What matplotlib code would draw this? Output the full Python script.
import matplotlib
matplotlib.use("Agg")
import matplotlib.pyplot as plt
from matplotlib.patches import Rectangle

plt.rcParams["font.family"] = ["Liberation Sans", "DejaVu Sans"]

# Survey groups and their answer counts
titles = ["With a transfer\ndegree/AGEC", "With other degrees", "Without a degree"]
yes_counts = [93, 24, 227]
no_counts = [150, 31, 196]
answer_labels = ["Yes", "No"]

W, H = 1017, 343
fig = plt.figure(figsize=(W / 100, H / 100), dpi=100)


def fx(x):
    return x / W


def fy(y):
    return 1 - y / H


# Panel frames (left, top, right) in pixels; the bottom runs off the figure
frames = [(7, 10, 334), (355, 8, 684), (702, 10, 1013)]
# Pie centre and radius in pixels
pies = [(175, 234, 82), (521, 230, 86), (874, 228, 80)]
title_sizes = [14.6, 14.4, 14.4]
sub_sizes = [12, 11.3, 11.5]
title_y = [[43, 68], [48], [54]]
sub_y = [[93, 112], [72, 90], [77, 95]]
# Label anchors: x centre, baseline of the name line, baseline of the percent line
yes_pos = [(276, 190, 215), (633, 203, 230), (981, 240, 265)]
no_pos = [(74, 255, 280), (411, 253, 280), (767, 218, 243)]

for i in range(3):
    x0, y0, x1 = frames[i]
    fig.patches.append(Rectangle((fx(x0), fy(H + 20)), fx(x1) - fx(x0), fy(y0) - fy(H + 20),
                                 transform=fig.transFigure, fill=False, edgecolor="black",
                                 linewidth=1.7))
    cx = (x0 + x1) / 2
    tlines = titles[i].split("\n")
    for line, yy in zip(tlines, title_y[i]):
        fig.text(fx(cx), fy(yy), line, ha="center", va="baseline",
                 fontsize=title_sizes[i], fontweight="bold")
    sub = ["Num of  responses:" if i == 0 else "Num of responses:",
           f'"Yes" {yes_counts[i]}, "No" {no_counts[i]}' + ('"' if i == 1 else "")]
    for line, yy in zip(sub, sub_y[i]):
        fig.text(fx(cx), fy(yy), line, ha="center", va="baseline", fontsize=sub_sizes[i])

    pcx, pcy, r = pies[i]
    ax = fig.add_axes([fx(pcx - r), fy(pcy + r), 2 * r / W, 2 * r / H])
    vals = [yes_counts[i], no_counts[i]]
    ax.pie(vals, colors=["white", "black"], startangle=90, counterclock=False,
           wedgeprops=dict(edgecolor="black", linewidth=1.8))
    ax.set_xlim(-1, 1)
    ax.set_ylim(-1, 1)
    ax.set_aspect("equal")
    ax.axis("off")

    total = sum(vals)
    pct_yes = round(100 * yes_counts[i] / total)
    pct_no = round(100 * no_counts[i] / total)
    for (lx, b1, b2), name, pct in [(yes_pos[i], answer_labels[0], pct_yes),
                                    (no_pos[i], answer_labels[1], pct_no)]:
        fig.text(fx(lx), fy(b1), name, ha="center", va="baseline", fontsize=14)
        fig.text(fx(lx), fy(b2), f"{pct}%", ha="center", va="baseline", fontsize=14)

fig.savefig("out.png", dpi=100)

══════════════════════════════

* [Description of the task]: Report the number of lines that contain "matplotlib", with no other words.

* [Answer in full]: 5